1 – un plan d’action de dix ans qui comporte des investissements nouveaux avec des indicateurs de rendement mesurables;

2 – une politique exécutoire en matière du bilinguisme de la haute fonction publique;

3 – une reprise du rôle de ministre responsable des langues officielles au sein de la fonction du Premier ministre;

4 – un plan de mise en place d’une horizontalité réelle avec de nouveaux programmes adaptés aux besoins de la communauté acadienne et francophone;

5 – un plan de mesures positives afin de donner un nouveau sens à la Loi sur langues officielles.

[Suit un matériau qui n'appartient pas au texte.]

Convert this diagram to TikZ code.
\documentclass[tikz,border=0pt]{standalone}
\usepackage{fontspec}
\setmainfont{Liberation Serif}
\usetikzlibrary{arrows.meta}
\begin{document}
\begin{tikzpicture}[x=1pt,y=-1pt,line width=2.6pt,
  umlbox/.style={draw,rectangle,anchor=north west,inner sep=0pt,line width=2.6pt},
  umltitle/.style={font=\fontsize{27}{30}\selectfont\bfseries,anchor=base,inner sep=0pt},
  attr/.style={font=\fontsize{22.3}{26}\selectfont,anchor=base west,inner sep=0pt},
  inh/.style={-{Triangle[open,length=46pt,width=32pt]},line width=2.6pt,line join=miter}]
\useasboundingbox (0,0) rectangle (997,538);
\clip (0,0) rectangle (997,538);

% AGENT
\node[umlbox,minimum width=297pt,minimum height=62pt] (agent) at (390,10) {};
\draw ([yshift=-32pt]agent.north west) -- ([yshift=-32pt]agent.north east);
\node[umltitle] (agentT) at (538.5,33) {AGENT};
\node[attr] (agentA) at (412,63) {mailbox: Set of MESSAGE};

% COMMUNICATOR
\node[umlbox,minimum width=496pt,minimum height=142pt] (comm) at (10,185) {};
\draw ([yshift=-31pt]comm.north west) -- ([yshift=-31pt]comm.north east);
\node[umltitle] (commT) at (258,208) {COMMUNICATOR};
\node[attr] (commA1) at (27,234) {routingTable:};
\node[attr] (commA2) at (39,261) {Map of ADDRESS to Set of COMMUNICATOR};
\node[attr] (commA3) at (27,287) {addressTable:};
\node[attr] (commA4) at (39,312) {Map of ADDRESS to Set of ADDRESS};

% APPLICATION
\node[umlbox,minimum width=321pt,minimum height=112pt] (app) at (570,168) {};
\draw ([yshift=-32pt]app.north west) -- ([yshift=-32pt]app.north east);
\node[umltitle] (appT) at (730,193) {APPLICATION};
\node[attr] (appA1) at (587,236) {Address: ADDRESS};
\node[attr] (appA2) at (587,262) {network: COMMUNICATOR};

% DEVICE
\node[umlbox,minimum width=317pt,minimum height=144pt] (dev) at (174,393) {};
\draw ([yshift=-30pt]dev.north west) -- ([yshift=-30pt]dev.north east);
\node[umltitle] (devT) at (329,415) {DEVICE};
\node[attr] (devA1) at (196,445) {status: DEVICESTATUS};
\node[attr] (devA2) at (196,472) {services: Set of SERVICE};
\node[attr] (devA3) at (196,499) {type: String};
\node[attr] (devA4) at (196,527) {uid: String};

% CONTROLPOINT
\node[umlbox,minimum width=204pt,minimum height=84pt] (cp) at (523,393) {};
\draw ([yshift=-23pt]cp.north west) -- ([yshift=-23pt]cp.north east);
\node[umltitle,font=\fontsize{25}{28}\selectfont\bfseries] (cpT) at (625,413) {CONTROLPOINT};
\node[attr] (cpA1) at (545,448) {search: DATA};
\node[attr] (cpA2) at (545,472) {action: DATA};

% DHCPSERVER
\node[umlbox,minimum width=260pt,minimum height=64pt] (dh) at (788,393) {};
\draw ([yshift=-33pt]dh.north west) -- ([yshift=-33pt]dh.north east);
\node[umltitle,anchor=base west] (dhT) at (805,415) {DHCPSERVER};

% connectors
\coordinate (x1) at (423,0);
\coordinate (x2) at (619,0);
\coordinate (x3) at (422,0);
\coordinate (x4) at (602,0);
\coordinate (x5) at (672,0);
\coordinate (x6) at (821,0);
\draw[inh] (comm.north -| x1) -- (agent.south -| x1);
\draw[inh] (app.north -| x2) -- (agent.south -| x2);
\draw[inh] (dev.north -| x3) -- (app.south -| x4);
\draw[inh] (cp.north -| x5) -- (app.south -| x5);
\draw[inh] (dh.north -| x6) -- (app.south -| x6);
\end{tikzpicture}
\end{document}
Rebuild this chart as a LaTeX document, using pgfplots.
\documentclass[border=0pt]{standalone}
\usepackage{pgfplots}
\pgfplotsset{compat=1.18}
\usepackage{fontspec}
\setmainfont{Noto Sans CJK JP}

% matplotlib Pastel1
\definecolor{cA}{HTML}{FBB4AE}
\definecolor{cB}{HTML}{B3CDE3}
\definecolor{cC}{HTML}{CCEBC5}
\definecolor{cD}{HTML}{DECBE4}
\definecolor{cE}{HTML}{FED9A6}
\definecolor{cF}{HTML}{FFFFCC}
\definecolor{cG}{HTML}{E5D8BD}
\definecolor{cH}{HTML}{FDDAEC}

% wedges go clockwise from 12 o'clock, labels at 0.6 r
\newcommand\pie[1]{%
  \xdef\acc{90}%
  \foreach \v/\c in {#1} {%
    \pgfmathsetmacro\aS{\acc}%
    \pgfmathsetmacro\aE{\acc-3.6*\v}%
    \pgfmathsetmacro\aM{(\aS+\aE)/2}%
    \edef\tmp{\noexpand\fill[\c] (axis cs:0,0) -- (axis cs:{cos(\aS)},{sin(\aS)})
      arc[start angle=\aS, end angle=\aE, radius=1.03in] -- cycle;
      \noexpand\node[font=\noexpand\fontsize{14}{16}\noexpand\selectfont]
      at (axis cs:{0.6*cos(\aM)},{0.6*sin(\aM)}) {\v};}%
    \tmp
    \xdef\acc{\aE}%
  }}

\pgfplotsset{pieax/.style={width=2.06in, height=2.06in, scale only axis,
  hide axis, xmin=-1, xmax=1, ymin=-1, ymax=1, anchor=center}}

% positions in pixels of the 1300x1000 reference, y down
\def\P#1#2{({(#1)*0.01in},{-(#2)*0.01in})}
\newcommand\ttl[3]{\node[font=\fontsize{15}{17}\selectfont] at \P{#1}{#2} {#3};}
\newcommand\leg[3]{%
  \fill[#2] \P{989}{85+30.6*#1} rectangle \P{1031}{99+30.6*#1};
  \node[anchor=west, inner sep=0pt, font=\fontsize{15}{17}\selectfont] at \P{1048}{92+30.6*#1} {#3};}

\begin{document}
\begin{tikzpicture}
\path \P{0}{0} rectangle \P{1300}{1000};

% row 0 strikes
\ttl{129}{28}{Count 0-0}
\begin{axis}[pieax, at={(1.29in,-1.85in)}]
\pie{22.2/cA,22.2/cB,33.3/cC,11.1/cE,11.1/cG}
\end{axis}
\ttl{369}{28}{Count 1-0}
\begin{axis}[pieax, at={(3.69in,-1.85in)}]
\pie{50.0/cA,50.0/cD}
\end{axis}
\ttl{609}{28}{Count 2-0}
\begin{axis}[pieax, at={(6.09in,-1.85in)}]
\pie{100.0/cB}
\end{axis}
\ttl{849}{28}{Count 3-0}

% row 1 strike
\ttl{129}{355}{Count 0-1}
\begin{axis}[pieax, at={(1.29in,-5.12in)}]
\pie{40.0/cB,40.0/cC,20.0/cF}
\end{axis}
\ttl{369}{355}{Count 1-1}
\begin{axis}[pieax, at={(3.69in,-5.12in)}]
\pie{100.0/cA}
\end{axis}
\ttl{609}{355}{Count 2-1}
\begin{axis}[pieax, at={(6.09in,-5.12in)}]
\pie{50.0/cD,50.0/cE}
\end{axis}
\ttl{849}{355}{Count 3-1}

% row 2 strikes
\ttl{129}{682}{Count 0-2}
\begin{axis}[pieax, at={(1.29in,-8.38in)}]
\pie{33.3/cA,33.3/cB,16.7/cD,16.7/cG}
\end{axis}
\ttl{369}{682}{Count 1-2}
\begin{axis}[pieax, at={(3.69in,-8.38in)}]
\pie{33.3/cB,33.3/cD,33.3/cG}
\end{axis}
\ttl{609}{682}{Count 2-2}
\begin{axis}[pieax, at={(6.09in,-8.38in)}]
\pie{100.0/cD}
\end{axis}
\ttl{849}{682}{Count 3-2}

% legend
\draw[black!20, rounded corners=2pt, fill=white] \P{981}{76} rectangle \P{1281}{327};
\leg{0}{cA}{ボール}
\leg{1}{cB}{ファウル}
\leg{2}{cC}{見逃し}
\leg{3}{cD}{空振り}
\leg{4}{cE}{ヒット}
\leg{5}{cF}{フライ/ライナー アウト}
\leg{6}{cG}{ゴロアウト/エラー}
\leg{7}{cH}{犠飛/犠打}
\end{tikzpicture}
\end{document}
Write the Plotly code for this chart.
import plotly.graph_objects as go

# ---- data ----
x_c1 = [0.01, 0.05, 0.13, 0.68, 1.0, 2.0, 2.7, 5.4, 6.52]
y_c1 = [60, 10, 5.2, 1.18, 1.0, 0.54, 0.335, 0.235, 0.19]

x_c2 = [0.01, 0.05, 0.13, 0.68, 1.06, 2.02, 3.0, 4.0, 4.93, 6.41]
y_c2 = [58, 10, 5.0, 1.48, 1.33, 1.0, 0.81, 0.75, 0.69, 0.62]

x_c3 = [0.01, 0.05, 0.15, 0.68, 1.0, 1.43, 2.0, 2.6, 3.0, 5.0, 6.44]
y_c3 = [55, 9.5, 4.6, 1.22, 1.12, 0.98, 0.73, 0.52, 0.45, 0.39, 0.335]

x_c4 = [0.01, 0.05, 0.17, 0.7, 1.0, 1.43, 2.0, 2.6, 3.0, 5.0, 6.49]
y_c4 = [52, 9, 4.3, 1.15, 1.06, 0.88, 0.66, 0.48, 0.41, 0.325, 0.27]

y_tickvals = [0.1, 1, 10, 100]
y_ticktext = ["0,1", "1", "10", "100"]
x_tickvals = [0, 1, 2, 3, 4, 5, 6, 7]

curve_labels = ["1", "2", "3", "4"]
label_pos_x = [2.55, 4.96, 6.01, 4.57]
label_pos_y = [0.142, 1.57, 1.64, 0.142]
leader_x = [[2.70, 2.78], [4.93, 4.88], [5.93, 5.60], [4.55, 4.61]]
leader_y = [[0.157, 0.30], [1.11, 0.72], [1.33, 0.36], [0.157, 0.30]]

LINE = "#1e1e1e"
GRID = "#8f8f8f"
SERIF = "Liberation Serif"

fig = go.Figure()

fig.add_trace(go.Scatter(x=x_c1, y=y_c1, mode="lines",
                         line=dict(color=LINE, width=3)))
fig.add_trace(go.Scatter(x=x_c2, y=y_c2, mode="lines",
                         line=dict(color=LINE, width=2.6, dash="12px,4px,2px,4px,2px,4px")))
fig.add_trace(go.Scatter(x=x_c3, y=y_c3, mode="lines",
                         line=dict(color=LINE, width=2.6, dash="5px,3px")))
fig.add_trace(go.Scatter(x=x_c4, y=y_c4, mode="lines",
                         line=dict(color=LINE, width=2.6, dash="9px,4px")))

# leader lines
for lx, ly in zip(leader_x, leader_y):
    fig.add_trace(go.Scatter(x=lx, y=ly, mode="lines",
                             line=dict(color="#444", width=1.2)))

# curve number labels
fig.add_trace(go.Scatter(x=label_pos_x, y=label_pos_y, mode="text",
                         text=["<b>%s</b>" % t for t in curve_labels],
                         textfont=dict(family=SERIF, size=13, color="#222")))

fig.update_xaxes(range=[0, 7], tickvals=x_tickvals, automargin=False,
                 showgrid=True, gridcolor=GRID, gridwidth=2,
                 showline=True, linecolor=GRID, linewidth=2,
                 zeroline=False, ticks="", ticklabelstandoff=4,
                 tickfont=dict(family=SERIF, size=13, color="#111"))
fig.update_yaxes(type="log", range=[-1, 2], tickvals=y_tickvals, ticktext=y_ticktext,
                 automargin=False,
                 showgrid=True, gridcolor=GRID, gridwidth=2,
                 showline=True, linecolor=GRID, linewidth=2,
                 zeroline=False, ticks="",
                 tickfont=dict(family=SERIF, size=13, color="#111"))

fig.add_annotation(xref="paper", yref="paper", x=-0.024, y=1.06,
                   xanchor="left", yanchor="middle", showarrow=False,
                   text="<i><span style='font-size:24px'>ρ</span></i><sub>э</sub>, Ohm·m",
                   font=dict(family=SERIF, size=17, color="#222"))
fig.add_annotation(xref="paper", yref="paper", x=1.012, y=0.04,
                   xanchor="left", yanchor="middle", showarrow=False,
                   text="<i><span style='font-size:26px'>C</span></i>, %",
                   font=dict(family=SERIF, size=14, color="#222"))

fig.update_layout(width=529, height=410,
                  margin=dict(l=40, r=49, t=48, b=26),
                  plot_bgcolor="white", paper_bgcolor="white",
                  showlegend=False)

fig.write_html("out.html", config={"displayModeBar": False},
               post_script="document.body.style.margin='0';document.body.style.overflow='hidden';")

  • Bilinguisme au sein de la haute fonction publique provinciale : les pratiques de ressources humaines en matière de bilinguisme devront être exemplaires.  Une pratique exemplaire, qui détermine un standard à atteindre, est une politique en matière de bilinguisme chez les hauts fonctionnaires de la province.  L’érosion du français comme langue de travail est de plus en plus évidente, et c’est largement la conséquence d’une haute fonction publique indifférente envers les obligations telles qu’énoncées dans la Loi sur les langues officielles.
  • Équité salariale : la société néo-brunswickoise doit, afin d’assurer un avenir prometteur pour toutes et tous, miser sur des mesures sociales concrètes qui assurent l’égalité dans toutes ses sphères.

Sachant pouvoir compter sur votre travail acharné dans le futur, je vous prie d’agréer, monsieur le Président, l’expression de mes sentiments cordiaux et distingués.